SET EXERCISE
Output the material below unchanged, apart from leaving out the pictures.
==== INFORMATION PROVIDED
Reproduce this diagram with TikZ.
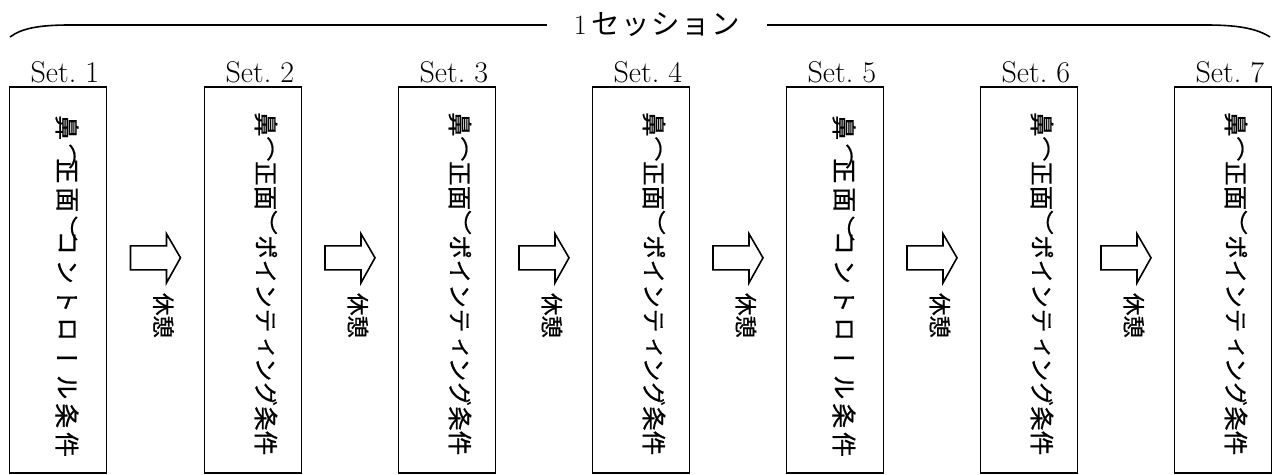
\documentclass[tikz,border=0pt]{standalone}
\usepackage{fontspec}
\usetikzlibrary{calc}
\newfontfamily\jp{Noto Sans CJK JP}
\newfontfamily\tate{Noto Sans CJK JP}[Vertical={RotatedGlyphs,HalfMetrics},FakeBold=0.6]
\def\tg{\hskip 1.5pt\relax}
\tikzset{
  setbox/.style={draw, line width=1.6pt, minimum width=97pt, minimum height=386pt, anchor=north, inner sep=0pt},
  setlabel/.style={anchor=base east, inner sep=0pt, font=\fontsize{30}{32}\selectfont},
  vtext/.style={rotate=-90, anchor=west, inner sep=0pt, font=\tate\fontsize{24.5}{26}\selectfont},
  vchar/.style={rotate=-90, anchor=west, inner sep=0pt, font=\tate\fontsize{25}{26}\selectfont},
  restlabel/.style={rotate=-90, anchor=west, inner sep=0pt, font=\tate\fontsize{22.5}{23}\selectfont},
  rest arrow/.pic={\draw[line width=1.6pt, line join=miter]
     (-25,-12) -- (11,-12) -- (11,-24) -- (25,0) -- (11,25) -- (11,12) -- (-25,12) -- cycle;},
  brace/.style={line width=1.6pt}
}
\begin{document}
\begin{tikzpicture}[x=1pt,y=-1pt]
\useasboundingbox (0,0) rectangle (1276,474);
% title and brace
\node[inner xsep=27pt, inner ysep=0pt, font=\fontsize{28}{30}\selectfont] (title) at (657,25) {\raisebox{3pt}{1\,\jp\fontsize{28.5}{30}\selectfont セ\tg ッ\tg シ\tg ョ\tg ン}};
\draw[brace] (10,37) .. controls (22,28) and (40,25) .. (70,25) -- (title.west);
\draw[brace] (title.east) -- (1206,25) .. controls (1236,25) and (1256,28) .. (1270,37);
% boxes
\foreach \i/\x in {1/58,2/253,3/447,4/641,5/835,6/1029,7/1223}{
  \node[setbox] (b\i) at (\x,86) {};
  \node[setlabel] (l\i) at ($(b\i.north east)+(-8,-4)$) {Set.~\i};
}
% control condition: characters spaced out over the box
\foreach \i in {1,5}{
  \foreach \c/\p [count=\k] in {鼻/0,（/1,正/1.5,面/2.5,）/3.5,コ/4,ン/5,ト/6,ロ/7,ー/8,ル/9,条/10,件/11}{
    \node[vchar] (t\i-\k) at ($(b\i.north)+(9,29)+(0,28.8*\p)$) {\c};
  }
}
\foreach \i in {2,3,4,6,7}{
  \node[vtext] (t\i) at ($(b\i.north)+(13,26)$) {鼻（正面）ポインティング条件};
}
% arrows
\foreach \i [evaluate=\i as \j using int(\i+1)] in {1,...,6}{
  \coordinate (m\i) at ($(b\i.east)!.5!(b\j.west)$);
  \pic at ($(m\i)+(0,-22)$) {rest arrow};
  \node[restlabel] (r\i) at ($(m\i)+(8,13)$) {休憩};
}
\end{tikzpicture}
\end{document}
========
THE COMPLETED TASK
Reproduce this diagram with TikZ.
\documentclass[tikz,border=0pt]{standalone}
\usepackage{fontspec}
\usetikzlibrary{calc}
\newfontfamily\jp{Noto Sans CJK JP}
\newfontfamily\tate{Noto Sans CJK JP}[Vertical={RotatedGlyphs,HalfMetrics},FakeBold=0.6]
\def\tg{\hskip 1.5pt\relax}
\tikzset{
  setbox/.style={draw, line width=1.6pt, minimum width=97pt, minimum height=386pt, anchor=north, inner sep=0pt},
  setlabel/.style={anchor=base east, inner sep=0pt, font=\fontsize{30}{32}\selectfont},
  vtext/.style={rotate=-90, anchor=west, inner sep=0pt, font=\tate\fontsize{24.5}{26}\selectfont},
  vchar/.style={rotate=-90, anchor=west, inner sep=0pt, font=\tate\fontsize{25}{26}\selectfont},
  restlabel/.style={rotate=-90, anchor=west, inner sep=0pt, font=\tate\fontsize{22.5}{23}\selectfont},
  rest arrow/.pic={\draw[line width=1.6pt, line join=miter]
     (-25,-12) -- (11,-12) -- (11,-24) -- (25,0) -- (11,25) -- (11,12) -- (-25,12) -- cycle;},
  brace/.style={line width=1.6pt}
}
\begin{document}
\begin{tikzpicture}[x=1pt,y=-1pt]
\useasboundingbox (0,0) rectangle (1276,474);
% title and brace
\node[inner xsep=27pt, inner ysep=0pt, font=\fontsize{28}{30}\selectfont] (title) at (657,25) {\raisebox{3pt}{1\,\jp\fontsize{28.5}{30}\selectfont セ\tg ッ\tg シ\tg ョ\tg ン}};
\draw[brace] (10,37) .. controls (22,28) and (40,25) .. (70,25) -- (title.west);
\draw[brace] (title.east) -- (1206,25) .. controls (1236,25) and (1256,28) .. (1270,37);
% boxes
\foreach \i/\x in {1/58,2/253,3/447,4/641,5/835,6/1029,7/1223}{
  \node[setbox] (b\i) at (\x,86) {};
  \node[setlabel] (l\i) at ($(b\i.north east)+(-8,-4)$) {Set.~\i};
}
% control condition: characters spaced out over the box
\foreach \i in {1,5}{
  \foreach \c/\p [count=\k] in {鼻/0,（/1,正/1.5,面/2.5,）/3.5,コ/4,ン/5,ト/6,ロ/7,ー/8,ル/9,条/10,件/11}{
    \node[vchar] (t\i-\k) at ($(b\i.north)+(9,29)+(0,28.8*\p)$) {\c};
  }
}
\foreach \i in {2,3,4,6,7}{
  \node[vtext] (t\i) at ($(b\i.north)+(13,26)$) {鼻（正面）ポインティング条件};
}
% arrows
\foreach \i [evaluate=\i as \j using int(\i+1)] in {1,...,6}{
  \coordinate (m\i) at ($(b\i.east)!.5!(b\j.west)$);
  \pic at ($(m\i)+(0,-22)$) {rest arrow};
  \node[restlabel] (r\i) at ($(m\i)+(8,13)$) {休憩};
}
\end{tikzpicture}
\end{document}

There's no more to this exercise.